I am a "stuff person" to the core. And so, initially, Gail's call to throw out fifty things scared the crap out of me. But after hearing her speak, I was inspired to buy her book, and then... I heard the "throwing out" calling!
My personal throwing-out story:
I did a major purge. First, there was the clock. I'd bought it for a friend's bridal shower. I missed the shower after I was up all night crying over a breakup with a boyfriend. Somehow, I never got around to giving it to my friend, and the clock followed me to my home, now 15 years later, where I live with my wonderful husband and two children. I'd never chucked the clock because it was so pretty and so expensive, but every time I looked at it, it reminded me that I missed my friend's special event because of my stupid ex-boyfriend. Apparently, I needed permission to get rid of it, and TOFT was just what I needed!
Later, while sorting through some more piles, I found a beautiful painting that my grandmother did years ago. It was of me, as an eight-year old, feeding ducks on a vacation we'd taken together. My grandma is now suffering from Alzheimer's, and I treasure finding her painting more than if I'd found a Van Gogh.
But that's not all...
My business partner and I cleared some professional clutter. We threw out some very static ideas about the direction in which our business was headed. We threw out some unrealistic business plans. Most of all, we threw out the idea that we needed someone to discover us in order to make our success real.

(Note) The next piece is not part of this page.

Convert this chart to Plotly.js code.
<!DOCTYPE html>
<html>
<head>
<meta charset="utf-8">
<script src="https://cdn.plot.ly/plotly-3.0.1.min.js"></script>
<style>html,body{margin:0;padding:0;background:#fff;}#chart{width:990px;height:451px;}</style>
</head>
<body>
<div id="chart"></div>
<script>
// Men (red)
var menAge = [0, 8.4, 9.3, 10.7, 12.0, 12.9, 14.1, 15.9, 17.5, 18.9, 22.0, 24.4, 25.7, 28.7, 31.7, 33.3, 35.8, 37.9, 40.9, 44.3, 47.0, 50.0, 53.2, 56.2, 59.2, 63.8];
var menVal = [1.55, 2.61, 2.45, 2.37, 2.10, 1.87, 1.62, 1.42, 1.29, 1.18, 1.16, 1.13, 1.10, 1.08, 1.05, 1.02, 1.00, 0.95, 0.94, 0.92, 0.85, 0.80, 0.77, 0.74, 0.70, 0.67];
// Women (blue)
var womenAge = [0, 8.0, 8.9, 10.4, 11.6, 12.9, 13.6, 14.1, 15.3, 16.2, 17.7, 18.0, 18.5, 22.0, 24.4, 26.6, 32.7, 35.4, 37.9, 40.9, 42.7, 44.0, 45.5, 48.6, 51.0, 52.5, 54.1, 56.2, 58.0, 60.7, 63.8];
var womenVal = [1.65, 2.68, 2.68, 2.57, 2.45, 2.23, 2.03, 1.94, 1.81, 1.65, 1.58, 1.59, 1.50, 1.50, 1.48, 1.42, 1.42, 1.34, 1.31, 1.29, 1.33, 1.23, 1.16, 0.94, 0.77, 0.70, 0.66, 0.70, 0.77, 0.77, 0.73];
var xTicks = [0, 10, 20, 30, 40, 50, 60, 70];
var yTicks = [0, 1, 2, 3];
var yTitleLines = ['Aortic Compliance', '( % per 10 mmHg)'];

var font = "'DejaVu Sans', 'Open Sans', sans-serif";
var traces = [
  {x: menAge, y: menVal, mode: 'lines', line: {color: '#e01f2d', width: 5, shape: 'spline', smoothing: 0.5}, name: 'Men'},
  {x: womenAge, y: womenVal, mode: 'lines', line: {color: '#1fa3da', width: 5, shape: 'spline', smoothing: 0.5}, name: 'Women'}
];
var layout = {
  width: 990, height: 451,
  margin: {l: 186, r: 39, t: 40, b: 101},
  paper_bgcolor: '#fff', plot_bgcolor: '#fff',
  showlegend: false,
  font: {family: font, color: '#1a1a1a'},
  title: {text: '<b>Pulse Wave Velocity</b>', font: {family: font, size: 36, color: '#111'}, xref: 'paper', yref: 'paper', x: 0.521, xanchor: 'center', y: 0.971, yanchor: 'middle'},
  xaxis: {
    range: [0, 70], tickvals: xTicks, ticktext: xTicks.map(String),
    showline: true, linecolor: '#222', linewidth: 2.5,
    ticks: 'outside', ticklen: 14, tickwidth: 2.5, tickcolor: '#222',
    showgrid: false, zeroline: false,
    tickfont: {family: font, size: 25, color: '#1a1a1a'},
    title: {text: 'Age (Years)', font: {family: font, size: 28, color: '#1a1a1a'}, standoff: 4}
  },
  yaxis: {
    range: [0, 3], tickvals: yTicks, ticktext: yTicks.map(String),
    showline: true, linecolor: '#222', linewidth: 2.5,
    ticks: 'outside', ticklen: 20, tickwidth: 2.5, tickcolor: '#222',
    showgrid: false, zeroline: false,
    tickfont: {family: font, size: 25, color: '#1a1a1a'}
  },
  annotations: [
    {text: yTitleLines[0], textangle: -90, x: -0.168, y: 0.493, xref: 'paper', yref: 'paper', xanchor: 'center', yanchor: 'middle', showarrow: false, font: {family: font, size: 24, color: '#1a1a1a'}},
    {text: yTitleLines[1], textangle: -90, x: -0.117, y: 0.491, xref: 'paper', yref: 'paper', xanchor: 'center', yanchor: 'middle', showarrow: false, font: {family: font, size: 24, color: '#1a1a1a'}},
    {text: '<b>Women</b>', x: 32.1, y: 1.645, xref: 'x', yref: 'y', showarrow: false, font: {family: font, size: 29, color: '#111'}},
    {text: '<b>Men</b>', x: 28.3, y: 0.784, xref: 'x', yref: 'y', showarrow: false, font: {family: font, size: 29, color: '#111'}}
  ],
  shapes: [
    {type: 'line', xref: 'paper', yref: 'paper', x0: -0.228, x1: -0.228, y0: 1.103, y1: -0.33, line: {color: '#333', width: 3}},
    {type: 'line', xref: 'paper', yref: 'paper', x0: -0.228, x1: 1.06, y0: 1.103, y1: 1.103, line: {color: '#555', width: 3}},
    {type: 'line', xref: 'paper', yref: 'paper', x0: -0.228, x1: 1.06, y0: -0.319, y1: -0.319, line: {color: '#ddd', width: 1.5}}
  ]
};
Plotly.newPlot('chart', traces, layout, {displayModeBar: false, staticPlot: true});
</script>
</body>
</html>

Lighter from all that we'd thrown out, we took matters into our own hands. And you know what? It took an astoundingly short time for things to change drastically. Within two months, our business was transformed, and a few weeks ago, Oprah Winfrey announced that she was giving us our own television program on OWN! (Right now, it's called "Elura and Michele Take Staten Island -- look it up!).
We are about to start taping. And guess what? To prepare, we threw out a lot more. We started with our old wardrobes, which are simply just not fabulous enough for Oprah's channel. We also threw out the idea that we had to be "someone" in order to, well, be someone.
Somewhere in this process, we not only felt lighter, but also became lighter. Down a collective 40 pounds, minus preconceptions about our appearances, our talents, and our likeability, we are on a roll. As it turns out, less really is more!